Ball still has some "kick" left! (Always supervised; she just tears it up, and doesn't eat it.)


----------



## chelle (Feb 1, 2009)

Might as well get your money's worth!


----------



## paulag1955 (Jun 29, 2010)

Haha! Shasta has a few in similar condition. I haunt garage sales for cheap soccer balls. I try never to pay more than $1.


----------



## stolibaby (Mar 6, 2011)

Haha I love it!

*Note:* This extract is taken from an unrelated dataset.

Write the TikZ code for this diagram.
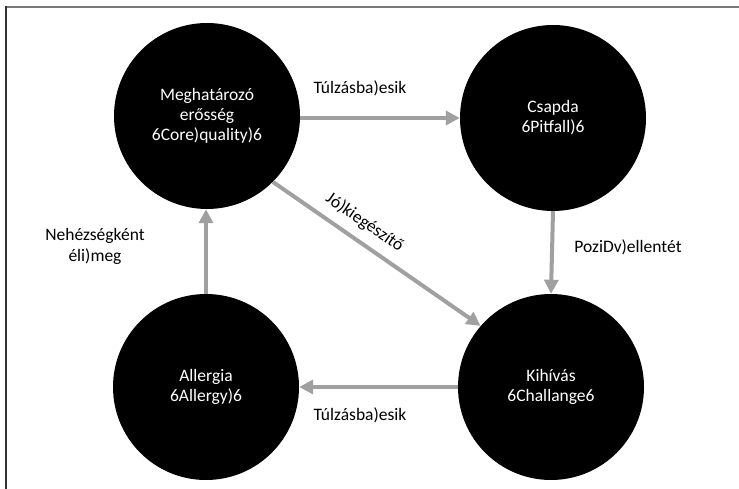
\documentclass[tikz,border=0pt]{standalone}
\usepackage{fontspec}
\setmainfont{Carlito}
\usetikzlibrary{arrows.meta}
\definecolor{arrowgray}{RGB}{160,160,160}
\definecolor{frametop}{RGB}{120,120,120}
\definecolor{frameleft}{RGB}{50,50,50}
\tikzset{
  bubble/.style={circle, fill=black, draw=none, text=white, minimum size=186pt, inner sep=0pt, align=center,
    font=\fontsize{17.5}{20}\selectfont},
  rel/.style={line width=4pt, draw=arrowgray, -{Triangle[length=14pt,width=14pt]}, shorten >=0pt},
  lbl/.style={text=black, align=center, inner sep=1pt, font=\fontsize{17.5}{21}\selectfont}
}
\begin{document}
\begin{tikzpicture}[x=1pt,y=-1pt]
\useasboundingbox (0,0) rectangle (739,489);
\draw[line width=1.6pt, frametop] (5.2,7) -- (739,7);
\draw[line width=1.6pt, frameleft] (6,6.2) -- (6,489);

\node[bubble] (core) at (207,116) {Meghatározó\\erősség\\6Core)quality)6};
\node[bubble] (pit) at (553,118) {Csapda\\6Pitfall)6};
\node[bubble] (all) at (206,387) {Allergia\\6Allergy)6};
\node[bubble] (chal) at (551,387) {Kihívás\\6Challange6};

\draw[rel] (core.east |- pit.west) -- (pit.west);
\draw[rel] (pit.south) -- (chal.north);
\draw[rel] (chal.west) -- (all.east);
\draw[rel] (all.north) -- (all.north |- core.south);
\draw[rel] (core.-45) -- node[lbl, pos=0.39, sloped, above=8pt] (jo) {Jó)kiegészítő} (chal.139);

\node[lbl] (t1) at (360,88) {Túlzásba)esik};
\node[lbl] (t2) at (628,247) {PoziDv)ellentét};
\node[lbl] (t3) at (360,415) {Túlzásba)esik};
\node[lbl] (t4) at (95,246) {Nehézségként\\éli)meg};
\end{tikzpicture}
\end{document}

I have gone through that with a few tennis balls in the past....and an octopus toy that had made it so long I thought it deserved to "really" die by Stoli and made it last until there was literally almost nothing left of it lol But when he can demolish a toy so quick and finds one that he loves and lasts I like to milk it


----------



## TaZoR (Jan 26, 2012)

I have a basketball he carries around..still looks inflated but is soft..everyone wonders how he carries it... he loves that thing.


----------



## sjones5254 (Dec 16, 2011)

Awww she looks just like my Abby


----------



## rooandtree (May 13, 2012)

gotta love the soccer balls..we have a yard full now..but Zeus perfers this yellow one...the blood on it is from him teething..glad thats over! hes now 6 months


----------



## Jo_in_TX (Feb 14, 2012)

Zeus has a gorgeous face. Teddy was six months old on the 25th.


----------



## lorihd (Nov 30, 2011)

well im gonna go out on a limb here and say, "its time for a new ball."


----------



## A_selders (Jul 19, 2010)

*Soccer ball*

We have a good friend who works at one of those "fun centers" and we get the basketballs from the hoop games after they are worn smooth but still hold air. Raya chases them out in the yard like most dogs do a tennis ball. She pops them but like the OP there is still enough air in them for us to kick them so she can chase the balls.


----------



## Black Hills GSD-lover (Mar 13, 2012)

I love how Teddy uses her foot--and claws--to hold the ball. What a focused, intent look on her face.

And Zeus with that wrinkled forehead-- what a cutey!


----------